A política dos EUA de hostilidade declarada e de isolamento não deve mudar com a morte de Fidel, diz Deddeca. Cuba é hoje um problema menor na política externa norte-americana se comparada a outras "guerras" no Oriente Médio. Não é conveniente para o presidente dos EUA, George W. Bush, abrir uma nova zona de conflito, avalia.

Com a saída de cena de Fidel, abre-se um horizonte para a definição da posição da política externa na América Latina, vislumbra o historiador. Ou seja, isso pode apontar para um novo arranjo geopolítico na América Latina e um novo impulso da esquerda nacionalista na região. "O substituto de Fidel não está na ilha, mas sim sentado em cima de barris de petróleo. Hugo Chávez é a grande preocupação dos EUA na América Latina."
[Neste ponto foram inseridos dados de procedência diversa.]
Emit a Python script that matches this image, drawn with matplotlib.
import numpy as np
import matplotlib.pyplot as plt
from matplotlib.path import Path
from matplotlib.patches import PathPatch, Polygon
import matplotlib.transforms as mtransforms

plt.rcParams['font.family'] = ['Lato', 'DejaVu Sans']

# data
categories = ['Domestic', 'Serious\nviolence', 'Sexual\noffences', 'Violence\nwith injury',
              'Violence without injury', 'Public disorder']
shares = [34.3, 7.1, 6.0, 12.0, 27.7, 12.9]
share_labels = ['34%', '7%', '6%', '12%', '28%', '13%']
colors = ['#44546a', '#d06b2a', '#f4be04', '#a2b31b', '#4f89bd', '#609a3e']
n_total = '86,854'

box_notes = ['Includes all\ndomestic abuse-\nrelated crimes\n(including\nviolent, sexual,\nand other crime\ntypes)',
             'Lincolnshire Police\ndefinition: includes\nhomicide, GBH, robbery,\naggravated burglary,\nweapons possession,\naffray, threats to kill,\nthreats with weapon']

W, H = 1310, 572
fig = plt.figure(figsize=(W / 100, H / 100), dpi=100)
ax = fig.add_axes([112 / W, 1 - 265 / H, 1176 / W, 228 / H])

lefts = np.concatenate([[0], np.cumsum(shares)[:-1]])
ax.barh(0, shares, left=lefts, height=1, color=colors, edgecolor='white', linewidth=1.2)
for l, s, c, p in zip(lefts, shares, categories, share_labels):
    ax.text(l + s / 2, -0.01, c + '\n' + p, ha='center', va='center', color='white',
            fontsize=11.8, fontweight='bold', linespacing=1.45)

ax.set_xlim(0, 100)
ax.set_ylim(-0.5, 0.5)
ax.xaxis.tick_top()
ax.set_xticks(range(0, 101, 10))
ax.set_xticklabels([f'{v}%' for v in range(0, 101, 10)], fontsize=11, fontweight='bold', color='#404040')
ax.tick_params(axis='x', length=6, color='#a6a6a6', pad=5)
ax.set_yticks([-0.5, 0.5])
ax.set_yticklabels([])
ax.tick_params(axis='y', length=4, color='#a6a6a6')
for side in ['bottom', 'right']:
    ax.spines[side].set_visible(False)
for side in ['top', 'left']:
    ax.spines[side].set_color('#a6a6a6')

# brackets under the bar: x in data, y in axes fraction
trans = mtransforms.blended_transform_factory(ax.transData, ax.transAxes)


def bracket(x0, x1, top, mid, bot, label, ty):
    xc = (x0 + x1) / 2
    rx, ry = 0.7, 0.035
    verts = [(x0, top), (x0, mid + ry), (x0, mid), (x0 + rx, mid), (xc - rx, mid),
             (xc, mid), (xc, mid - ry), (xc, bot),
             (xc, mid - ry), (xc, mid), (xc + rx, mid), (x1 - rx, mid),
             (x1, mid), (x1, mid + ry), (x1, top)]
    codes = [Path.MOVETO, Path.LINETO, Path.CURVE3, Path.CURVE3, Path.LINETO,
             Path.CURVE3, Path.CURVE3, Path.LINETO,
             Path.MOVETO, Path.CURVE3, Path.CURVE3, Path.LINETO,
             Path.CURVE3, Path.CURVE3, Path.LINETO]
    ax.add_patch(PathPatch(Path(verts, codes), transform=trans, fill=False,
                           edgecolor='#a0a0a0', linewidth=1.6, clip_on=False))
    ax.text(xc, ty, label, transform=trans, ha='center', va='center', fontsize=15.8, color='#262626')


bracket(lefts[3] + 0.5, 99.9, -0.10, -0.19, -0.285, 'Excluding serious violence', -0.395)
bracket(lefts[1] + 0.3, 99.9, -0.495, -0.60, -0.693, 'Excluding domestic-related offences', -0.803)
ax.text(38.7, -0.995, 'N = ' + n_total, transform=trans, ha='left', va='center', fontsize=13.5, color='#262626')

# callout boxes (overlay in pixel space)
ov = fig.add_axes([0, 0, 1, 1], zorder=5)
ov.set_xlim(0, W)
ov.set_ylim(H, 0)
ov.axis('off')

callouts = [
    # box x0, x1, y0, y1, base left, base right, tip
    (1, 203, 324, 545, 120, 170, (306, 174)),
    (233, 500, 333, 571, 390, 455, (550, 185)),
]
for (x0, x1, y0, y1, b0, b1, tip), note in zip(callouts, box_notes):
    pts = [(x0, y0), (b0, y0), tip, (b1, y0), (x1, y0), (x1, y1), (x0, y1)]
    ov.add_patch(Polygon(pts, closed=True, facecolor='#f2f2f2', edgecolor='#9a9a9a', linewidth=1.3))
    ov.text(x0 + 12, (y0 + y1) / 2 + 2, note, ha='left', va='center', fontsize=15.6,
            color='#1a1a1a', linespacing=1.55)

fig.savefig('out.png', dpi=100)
Enquanto Cuba minguou, a China despontou como o maior desafio dos EUA, diz Deddeca. Não como potência bélica, mas pela sua economia. "A China vai corroer os EUA pela economia que acaba com qualquer concorrência internacional, levando a uma guerra de mercados."

Suporte soviético

O movimento popular liderado por um grupo de guerrilhas se propunha a libertar Cuba do domínio dos EUA em 1953, explica Deddeca. A adesão ao comunismo pós-Guerra Fria foi fundamental porque tudo o que Cuba desenvolveu se deve à União Soviética. O que sustentou a longa sobrevivência do regime comunista em Cuba foi o financiamento da União Soviética, diz. O regime de Fidel Castro erradicou problemas crônicos, melhorando substancialmente os setores de saúde e educação no país. "Foi uma revolução que garantiu condições de vida decente aos cubanos em troca de uma ditadura cerceadora. Com o fim da União Soviética, em 1991, o cenário se inverteu, com o aumento da pobreza, prostituição, desemprego. O perfil da ilha mudou completamente. Fidel se manteve por tantos anos no poder graças a ex-URSS, assim como outros líderes do Leste Europeu."

Oliveira considera que Fidel e seus companheiros de guerrilha representam a ruptura com um passado cubano que era praticamente colonial, no qual padrões de vida social e política semelhantes aos do Haiti eram a norma. "A elevação do nível intelectual do povo com a erradicação do analfabetismo e a democratização do acesso ao ensino superior, tudo isso – sem mencionar índices de desenvolvimento humano dos mais altos do hemisfério – são poderosas retribuições do regime à fidelidade da maior parte da população." Por outro lado, analisa Oliveira, o estatuto colonial cubano se refletia também na sua dimensão política. "A subserviência de sucessivos governos fantoches a serviço dos interesses dos investidores norte-americanos eram a regra. Com Fidel, o povo foi levado a vivenciar não só uma ruptura com os EUA, mas também o enfrentamento com aquela superpotência, no que pode ser considerada uma trajetória histórica da mais alta relevância, o que também acaba por se constituir num aglutinante social e fator de legitimação política do regime", afirma.